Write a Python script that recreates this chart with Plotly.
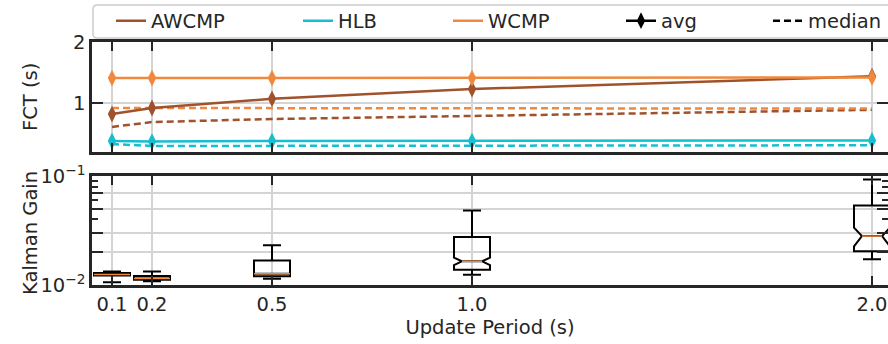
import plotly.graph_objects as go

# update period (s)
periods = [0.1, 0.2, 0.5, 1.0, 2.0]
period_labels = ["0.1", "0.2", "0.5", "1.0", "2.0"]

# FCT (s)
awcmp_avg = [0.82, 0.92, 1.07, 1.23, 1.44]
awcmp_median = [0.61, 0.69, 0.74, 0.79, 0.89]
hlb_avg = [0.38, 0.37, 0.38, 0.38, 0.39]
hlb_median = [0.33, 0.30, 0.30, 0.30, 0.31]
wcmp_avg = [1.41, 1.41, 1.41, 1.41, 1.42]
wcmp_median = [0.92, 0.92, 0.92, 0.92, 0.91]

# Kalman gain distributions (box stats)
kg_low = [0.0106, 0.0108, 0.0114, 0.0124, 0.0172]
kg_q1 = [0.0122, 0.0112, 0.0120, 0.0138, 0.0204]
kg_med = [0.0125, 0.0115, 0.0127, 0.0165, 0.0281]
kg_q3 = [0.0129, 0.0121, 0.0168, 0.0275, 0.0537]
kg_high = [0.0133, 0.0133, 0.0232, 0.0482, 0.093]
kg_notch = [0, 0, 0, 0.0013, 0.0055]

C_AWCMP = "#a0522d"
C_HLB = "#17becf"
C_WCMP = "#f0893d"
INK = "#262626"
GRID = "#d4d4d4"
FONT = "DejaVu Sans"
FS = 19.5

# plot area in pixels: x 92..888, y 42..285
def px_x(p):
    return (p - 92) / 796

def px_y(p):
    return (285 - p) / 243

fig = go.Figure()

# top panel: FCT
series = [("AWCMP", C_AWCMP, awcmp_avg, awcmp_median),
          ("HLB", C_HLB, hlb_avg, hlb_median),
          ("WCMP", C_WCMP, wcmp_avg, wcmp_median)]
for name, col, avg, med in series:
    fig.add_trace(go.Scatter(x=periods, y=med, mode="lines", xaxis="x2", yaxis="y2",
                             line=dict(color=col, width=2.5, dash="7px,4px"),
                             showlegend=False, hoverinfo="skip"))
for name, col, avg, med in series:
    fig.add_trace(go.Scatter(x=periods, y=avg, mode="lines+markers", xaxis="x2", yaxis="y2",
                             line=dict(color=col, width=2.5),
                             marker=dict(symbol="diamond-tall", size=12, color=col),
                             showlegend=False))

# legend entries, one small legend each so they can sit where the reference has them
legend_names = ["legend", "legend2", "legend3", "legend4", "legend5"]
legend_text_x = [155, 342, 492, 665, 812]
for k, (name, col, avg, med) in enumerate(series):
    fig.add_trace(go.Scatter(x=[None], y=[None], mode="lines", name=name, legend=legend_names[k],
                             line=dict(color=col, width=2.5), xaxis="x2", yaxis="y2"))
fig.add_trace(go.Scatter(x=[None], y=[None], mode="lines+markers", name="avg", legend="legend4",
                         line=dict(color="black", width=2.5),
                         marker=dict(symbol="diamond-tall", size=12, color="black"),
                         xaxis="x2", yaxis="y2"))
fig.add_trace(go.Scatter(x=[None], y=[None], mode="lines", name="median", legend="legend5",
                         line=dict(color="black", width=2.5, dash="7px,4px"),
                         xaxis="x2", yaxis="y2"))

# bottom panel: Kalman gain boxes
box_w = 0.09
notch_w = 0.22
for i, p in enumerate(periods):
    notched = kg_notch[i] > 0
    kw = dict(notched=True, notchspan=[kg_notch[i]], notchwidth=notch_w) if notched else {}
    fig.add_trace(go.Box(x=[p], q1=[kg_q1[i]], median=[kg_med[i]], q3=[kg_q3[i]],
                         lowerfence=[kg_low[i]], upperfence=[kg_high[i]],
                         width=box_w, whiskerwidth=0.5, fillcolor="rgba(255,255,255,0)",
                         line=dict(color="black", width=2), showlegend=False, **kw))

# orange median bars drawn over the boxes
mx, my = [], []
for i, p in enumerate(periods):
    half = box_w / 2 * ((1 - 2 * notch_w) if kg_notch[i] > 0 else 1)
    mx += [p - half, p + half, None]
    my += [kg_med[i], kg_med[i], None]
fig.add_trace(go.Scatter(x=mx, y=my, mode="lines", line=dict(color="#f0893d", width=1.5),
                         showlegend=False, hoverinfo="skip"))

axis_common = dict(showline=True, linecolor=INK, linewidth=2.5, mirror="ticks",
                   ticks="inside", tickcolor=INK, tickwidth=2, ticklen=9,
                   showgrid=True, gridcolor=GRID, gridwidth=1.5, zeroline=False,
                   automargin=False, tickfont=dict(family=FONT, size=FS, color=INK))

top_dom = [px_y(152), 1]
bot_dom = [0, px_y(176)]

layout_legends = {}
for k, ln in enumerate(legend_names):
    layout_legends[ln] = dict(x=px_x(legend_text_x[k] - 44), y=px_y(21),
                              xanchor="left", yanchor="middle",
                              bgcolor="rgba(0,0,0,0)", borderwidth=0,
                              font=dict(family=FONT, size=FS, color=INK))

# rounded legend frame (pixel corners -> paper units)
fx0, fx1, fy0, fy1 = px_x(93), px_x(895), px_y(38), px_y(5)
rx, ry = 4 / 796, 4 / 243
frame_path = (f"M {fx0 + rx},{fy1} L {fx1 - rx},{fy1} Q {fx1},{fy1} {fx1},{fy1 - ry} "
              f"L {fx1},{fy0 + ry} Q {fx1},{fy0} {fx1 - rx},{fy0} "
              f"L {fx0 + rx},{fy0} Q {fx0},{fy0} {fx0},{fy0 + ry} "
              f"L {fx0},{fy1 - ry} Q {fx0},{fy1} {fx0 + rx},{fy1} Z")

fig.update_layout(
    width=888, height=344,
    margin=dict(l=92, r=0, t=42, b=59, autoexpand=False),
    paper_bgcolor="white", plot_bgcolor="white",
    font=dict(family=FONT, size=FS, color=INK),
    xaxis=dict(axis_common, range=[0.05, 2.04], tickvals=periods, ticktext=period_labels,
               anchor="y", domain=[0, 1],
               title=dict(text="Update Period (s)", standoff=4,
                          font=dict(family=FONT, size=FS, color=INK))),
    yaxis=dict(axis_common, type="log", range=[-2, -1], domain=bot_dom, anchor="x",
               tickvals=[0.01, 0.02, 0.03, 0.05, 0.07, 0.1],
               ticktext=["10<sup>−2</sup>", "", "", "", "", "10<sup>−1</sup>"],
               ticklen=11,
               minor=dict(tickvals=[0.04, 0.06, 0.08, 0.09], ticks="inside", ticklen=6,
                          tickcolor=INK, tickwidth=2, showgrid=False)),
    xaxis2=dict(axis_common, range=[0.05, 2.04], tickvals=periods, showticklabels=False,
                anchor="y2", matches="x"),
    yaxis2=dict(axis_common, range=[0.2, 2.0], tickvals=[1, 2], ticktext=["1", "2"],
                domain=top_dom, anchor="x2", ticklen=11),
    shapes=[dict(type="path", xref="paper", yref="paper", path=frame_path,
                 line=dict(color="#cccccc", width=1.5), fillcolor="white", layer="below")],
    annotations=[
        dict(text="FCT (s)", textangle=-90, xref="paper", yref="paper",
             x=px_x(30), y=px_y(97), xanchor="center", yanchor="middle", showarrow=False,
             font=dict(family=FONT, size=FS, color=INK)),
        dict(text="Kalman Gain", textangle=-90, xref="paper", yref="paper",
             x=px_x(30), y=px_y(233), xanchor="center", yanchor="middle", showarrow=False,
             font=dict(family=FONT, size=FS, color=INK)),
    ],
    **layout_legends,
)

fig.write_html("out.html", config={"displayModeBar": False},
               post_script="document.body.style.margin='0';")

····················

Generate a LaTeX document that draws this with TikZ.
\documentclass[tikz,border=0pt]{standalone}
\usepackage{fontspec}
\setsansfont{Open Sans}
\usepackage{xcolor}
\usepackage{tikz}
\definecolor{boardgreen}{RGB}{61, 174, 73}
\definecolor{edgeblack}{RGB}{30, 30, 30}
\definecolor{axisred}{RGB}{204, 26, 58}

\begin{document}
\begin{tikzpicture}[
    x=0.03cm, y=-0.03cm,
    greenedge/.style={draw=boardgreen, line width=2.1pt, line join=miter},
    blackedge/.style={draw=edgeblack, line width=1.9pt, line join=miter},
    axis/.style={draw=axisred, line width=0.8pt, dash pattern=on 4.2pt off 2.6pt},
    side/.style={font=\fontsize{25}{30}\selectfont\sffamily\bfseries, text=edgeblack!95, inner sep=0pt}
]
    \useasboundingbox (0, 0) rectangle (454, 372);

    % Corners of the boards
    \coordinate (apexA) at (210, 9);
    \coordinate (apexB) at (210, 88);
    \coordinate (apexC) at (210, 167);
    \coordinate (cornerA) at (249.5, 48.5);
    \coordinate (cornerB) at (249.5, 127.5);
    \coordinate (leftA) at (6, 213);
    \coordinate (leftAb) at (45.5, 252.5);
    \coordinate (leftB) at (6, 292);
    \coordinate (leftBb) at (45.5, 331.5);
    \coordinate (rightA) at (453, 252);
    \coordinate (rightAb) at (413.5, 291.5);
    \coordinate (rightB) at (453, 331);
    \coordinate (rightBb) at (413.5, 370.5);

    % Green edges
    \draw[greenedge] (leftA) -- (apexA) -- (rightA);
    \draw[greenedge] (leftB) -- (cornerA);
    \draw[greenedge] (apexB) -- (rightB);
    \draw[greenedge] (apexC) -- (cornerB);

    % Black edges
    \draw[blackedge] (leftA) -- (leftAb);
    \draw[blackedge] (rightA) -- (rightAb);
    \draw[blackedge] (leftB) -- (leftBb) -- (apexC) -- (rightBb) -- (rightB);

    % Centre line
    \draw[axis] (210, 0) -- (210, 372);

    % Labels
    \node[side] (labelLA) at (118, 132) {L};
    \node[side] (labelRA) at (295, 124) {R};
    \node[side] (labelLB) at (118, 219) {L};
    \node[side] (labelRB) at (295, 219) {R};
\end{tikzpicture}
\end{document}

····················

* [Direction] Work through the data and report how many of its lines hold the word "that", giving only the figure.

* [Result of this task] 2